The popularity of left-for-dead formats in some circles makes us wish we had saved that Sha Na Na flexi-disc that came with a box of Tide mom bought in 1977. Vinyl died and then was instantly reborn and had a cult following. A growing network of underground artists and tape buffs have resuscitated the cassette as a hip period-piece/music provider. And now the clunky 8-track tape is getting a second look. Dallas’ recently-opened Eight Track Museum features over 2,000 vintage 8-tracks, a format popular in the ’70s that died for good reason — it sucked. The museum’s first exhibition about cars and 8-tracks “underscores the mobility the format afforded music consumers long before the era of the iPod.” Is there an app to replicate those glorious mid-song “kerchunk!” interruptions, when the tape jarringly forced the song to the next channel and made the listening experience more fun than a hiccup fit that wakes you every 15 minutes throughout the entire night. An 8-track documentary is in the works and the museum has started “dead format” label Cloud 8 to sell new 8-tracks to people who likely can’t even listen to them.
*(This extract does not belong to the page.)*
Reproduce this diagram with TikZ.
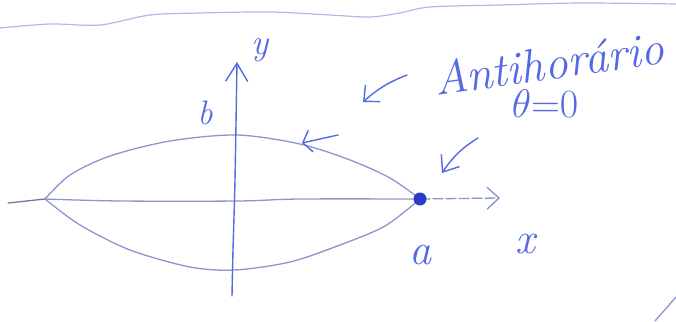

Grammys Get Tired, Then Fired Up
The Grammys are often ridiculed for being out of touch, something the Recording Academy has tried to remedy with more nominations that reflect contemporary innovations, trends and tastes (surely to the chagrin of Grammy BFFs like James Taylor and Phil Collins). This year’s show was a study in the program’s spectrum of struggles to remain relevant. When Lady Antebellum won both Record and Song of the Year for its catchy but innocuous “Need You Now,” beating out a bevy of livelier, more colorful competitors, it reminded everyone of the Academy’s grumpy-old-man-who-can’t-figure-out-the-TV-remote reputation and looked to be this year’s big PR nightmare. Moments later, those who hadn’t switched over to Family Guy got to see Canadian Indie troupe Arcade Fire win the Best Album trophy. Though the New Artist win by jazzy bassist/singer Esperanza Spalding over megastars Drake and The Bieber deserved a well-timed spit take, Arcade Fire’s Best Album score was the biggest upset in a night full of them, showing that an artist on an independent label free of corporate influence can triumph over richer artists with recording budgets hovering in the “NASA space mission” range. And it’s the best thing to happen to Canada since The Simpsons did an episode about curling.
LCD at MSG — WTF?
As drastically as music has changed, one thing has remained consistent — people hate concert ticket scalpers. That hatred has grown with the resellers’ increased ability to instantly snatch up a majority of tickets and resell them at inflated prices, an ethically sketchy practice that came back into the spotlight when LCD Soundsystem’s farewell show at Madison Square Garden sold out in minutes. LCD mastermind James Murphy used his Twitter megaphone to angrily lash out at online scalping companies, the modern, hi-tech manifestation of Damone from Fast Times with Ridgemont High, minus the ability (so far) to get high school girls pregnant. Murphy didn’t anticipate the high demand and was enraged to discover most fans aching to see LCD’s swan song never stood a chance, unless they wanted to pay up to $15,000 to the resellers. Murphy booked five more shows at a smaller NYC venue to help ease the pain. Ticket details weren’t announced by our deadline, but Murphy might have to hand draw them, pre-screen potential buyers personally and drive each ticket to the customers’ doorsteps if he wants to avoid another scalper bum rush.